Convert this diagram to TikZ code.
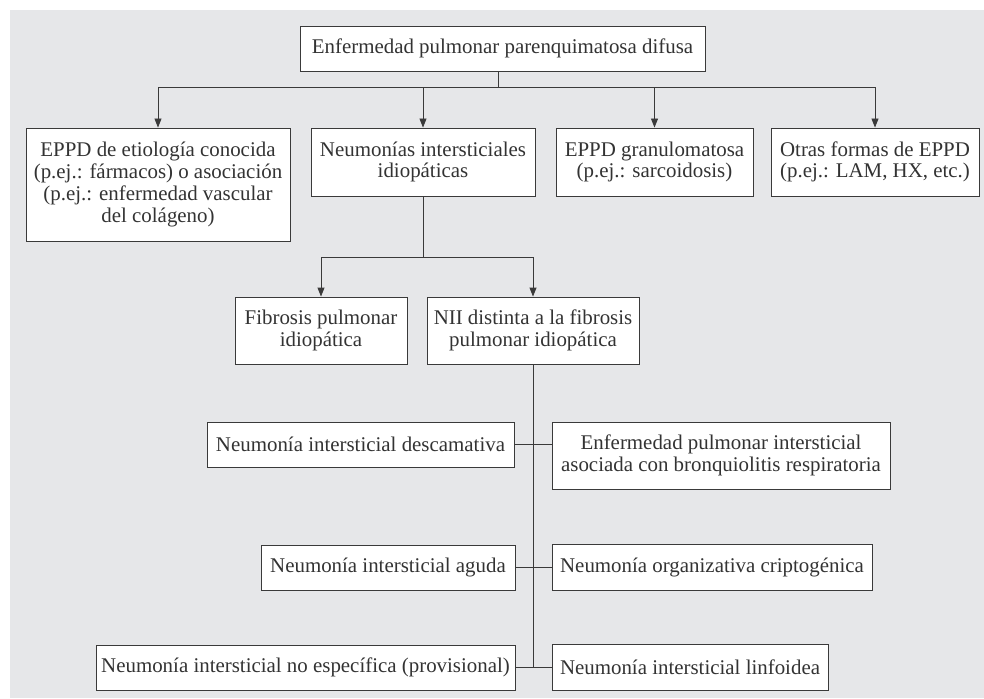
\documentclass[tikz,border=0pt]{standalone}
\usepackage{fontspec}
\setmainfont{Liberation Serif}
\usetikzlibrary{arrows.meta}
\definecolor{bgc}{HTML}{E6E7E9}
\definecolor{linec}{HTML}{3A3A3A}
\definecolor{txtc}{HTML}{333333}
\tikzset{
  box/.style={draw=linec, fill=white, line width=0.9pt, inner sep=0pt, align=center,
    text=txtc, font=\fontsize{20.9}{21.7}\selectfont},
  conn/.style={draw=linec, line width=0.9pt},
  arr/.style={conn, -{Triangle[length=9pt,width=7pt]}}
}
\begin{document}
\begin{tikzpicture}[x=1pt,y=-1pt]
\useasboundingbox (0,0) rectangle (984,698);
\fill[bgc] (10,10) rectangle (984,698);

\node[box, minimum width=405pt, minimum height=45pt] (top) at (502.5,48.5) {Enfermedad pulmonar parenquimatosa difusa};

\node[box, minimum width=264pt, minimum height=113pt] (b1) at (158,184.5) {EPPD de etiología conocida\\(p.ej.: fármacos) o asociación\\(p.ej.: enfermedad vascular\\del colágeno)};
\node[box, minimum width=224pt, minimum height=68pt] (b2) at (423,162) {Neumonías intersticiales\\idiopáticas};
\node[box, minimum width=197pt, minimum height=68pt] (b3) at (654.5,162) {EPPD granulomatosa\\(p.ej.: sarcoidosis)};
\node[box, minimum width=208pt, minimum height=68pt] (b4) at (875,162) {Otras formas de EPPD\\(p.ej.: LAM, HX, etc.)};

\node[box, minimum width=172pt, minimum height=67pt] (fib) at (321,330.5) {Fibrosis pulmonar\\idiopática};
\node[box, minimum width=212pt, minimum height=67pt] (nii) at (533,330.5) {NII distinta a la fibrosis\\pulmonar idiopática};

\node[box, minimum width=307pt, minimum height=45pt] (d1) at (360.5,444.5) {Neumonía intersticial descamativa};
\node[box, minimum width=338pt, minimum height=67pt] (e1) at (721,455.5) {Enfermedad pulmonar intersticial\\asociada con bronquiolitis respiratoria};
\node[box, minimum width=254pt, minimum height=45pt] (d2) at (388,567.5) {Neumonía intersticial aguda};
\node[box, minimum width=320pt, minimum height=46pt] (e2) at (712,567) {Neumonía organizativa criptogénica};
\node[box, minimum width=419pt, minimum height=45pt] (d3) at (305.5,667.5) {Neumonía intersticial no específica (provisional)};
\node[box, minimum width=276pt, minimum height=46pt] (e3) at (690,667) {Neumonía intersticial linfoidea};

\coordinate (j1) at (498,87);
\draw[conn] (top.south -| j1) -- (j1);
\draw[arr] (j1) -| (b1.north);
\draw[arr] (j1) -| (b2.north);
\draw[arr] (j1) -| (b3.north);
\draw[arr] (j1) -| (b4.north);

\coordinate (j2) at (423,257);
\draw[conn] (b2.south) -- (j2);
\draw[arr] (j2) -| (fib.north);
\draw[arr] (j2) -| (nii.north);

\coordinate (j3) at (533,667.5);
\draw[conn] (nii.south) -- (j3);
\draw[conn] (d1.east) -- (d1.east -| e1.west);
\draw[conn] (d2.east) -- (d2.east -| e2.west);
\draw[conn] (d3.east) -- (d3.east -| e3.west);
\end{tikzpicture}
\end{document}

What the exercise asks -> Leave out the pictures and repeat the lines from the start of the material through the line with "minimum width=405pt, minimum", inclusive.

Task answer ->
Convert this diagram to TikZ code.
\documentclass[tikz,border=0pt]{standalone}
\usepackage{fontspec}
\setmainfont{Liberation Serif}
\usetikzlibrary{arrows.meta}
\definecolor{bgc}{HTML}{E6E7E9}
\definecolor{linec}{HTML}{3A3A3A}
\definecolor{txtc}{HTML}{333333}
\tikzset{
  box/.style={draw=linec, fill=white, line width=0.9pt, inner sep=0pt, align=center,
    text=txtc, font=\fontsize{20.9}{21.7}\selectfont},
  conn/.style={draw=linec, line width=0.9pt},
  arr/.style={conn, -{Triangle[length=9pt,width=7pt]}}
}
\begin{document}
\begin{tikzpicture}[x=1pt,y=-1pt]
\useasboundingbox (0,0) rectangle (984,698);
\fill[bgc] (10,10) rectangle (984,698);

\node[box, minimum width=405pt, minimum height=45pt] (top) at (502.5,48.5) {Enfermedad pulmonar parenquimatosa difusa};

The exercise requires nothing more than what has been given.